Die Opfer sind häufig in mehrfacher Hinsicht die Leidtragenden. Sie benehmen sich in der Öffentlichkeit daneben, haben Ausfallerscheinungen und Gedächtnislücken. Zugleich sind die Substanzen nur wenige Stunden lang im Körper nachweisbar, was Ermittlungen erschwert. Was macht das mit Betroffenen?
Das Perfide an diesen Substanzen ist, dass sie Menschen ihre Steuerungsfähigkeit nehmen. Das heißt, dass sie Dinge zu tun, die sie unter normalen Umständen niemals machen würden. Damit werden das Bild und die Wirkung einer Person in der Öffentlichkeit zerstört, von der Würde ganz zu schweigen, denn es werden meist auch Fotos und Videos gemacht, die sich in Windeseile im Internet verbreiten. Es ist also nichts anderes als ein Missbrauch, eine Entwürdigung eines Menschen – mal ganz abgesehen von den juristischen Dimensionen, die da noch folgen können. Betroffene fühlen sich misshandelt, verletzt, auch beschmutzt und bloßgestellt. Das kann Leben vollkommen zerstören. Häufig sind posttraumatische Belastungsstörungen, Ängste bis hin zu Schwierigkeiten, sich überhaupt in die Öffentlichkeit zu begeben.
Wie kann man sich vor K.-o.-Tropfen wirkungsvoll schützen?
Einfache Mittel können schon helfen. Dazu zählt, Getränke nicht unbeaufsichtigt zu lassen. Bestenfalls nutzen Sie ein Behältnis, das sich verschließen lässt. Täter suchen sich meistens leicht zugängliche Ziele oder Opfer. Wenn man Gelegenheiten reduziert, kann man schon viel erreichen. Abgesehen davon sollte man aufeinander aufpassen, wenn man in einer Gruppe unterwegs ist. Wenn sich der Freund oder die Freundin plötzlich seltsam benimmt, sollte man umgehend reagieren.
Das heißt also, lieber einmal zu viel Alarm schlagen als zu wenig?

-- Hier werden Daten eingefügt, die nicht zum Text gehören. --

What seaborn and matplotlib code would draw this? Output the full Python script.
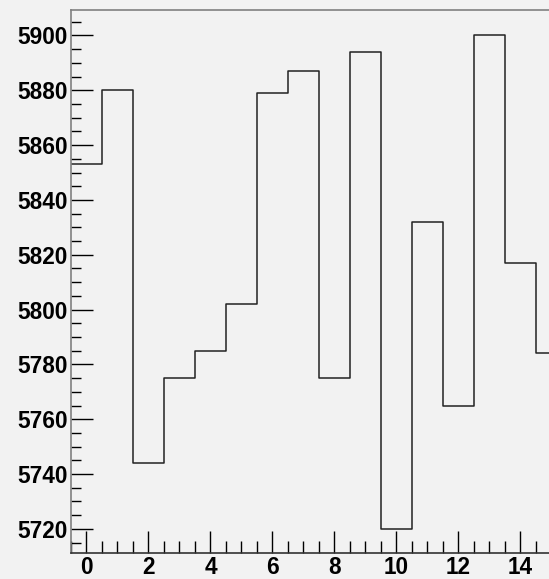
import matplotlib
matplotlib.use("Agg")
import matplotlib.pyplot as plt
import seaborn as sns
import pandas as pd
from matplotlib.ticker import MultipleLocator

# bin contents, one bin per integer
bins = list(range(16))
counts = [5853, 5880, 5744, 5775, 5785, 5802, 5879, 5887,
          5775, 5894, 5720, 5832, 5765, 5900, 5817, 5784]
yticks = [5720, 5740, 5760, 5780, 5800, 5820, 5840, 5860, 5880, 5900]
xticks = [0, 2, 4, 6, 8, 10, 12, 14]

df = pd.DataFrame({"bin": bins, "count": counts})

sns.set_style("white")
plt.rcParams["font.family"] = ["Liberation Sans", "DejaVu Sans"]

bg = "#f2f2f2"
fig = plt.figure(figsize=(5.49, 5.79), dpi=100, facecolor=bg)
ax = fig.add_axes([71 / 549, 1 - 553 / 579, 1 - 71 / 549 + 0.01, (553 - 10) / 579])
ax.set_facecolor(bg)

sns.histplot(
    data=df,
    x="bin",
    weights="count",
    discrete=True,
    element="step",
    fill=False,
    color="#222222",
    linewidth=1.1,
    ax=ax
)

ax.set_xlim(-0.5, 15.1)
ax.set_ylim(5711.2, 5909.3)
ax.set_xticks(xticks)
ax.set_yticks(yticks)
ax.xaxis.set_minor_locator(MultipleLocator(0.5))
ax.yaxis.set_minor_locator(MultipleLocator(5))
ax.set_xlabel("")
ax.set_ylabel("")

ax.tick_params(axis="both", which="both", bottom=True, left=True,
               top=False, right=False, direction="in", width=1, color="black")
ax.tick_params(axis="both", which="major", length=16, labelsize=16.3,
               labelcolor="black")
ax.tick_params(axis="x", which="minor", length=8.3)
ax.tick_params(axis="y", which="minor", length=7.3)
ax.tick_params(axis="y", which="major", pad=2.5)
ax.tick_params(axis="x", which="major", pad=2.5)
for lbl in ax.get_xticklabels() + ax.get_yticklabels():
    lbl.set_fontweight("bold")

for side in ["left", "top"]:
    ax.spines[side].set_color("#808080")
    ax.spines[side].set_linewidth(1.2)
ax.spines["bottom"].set_color("#333333")
ax.spines["bottom"].set_linewidth(1.2)
ax.spines["right"].set_visible(False)

plt.savefig("out.png", dpi=100, facecolor=bg)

Richtig. Denn das Gemeine an den Tropfen ist die kurze Nachweisbarkeit. Das macht es in der Regel schwer ist, einen Täter ausfindig zu machen. Umso wichtiger ist es, jeden Verdachtsfall schnellstmöglich anzuzeigen, auch wenn das unschön sein kann. Am besten sofort die Polizei informieren. Die weiß, was in solchen Fällen zu tun ist.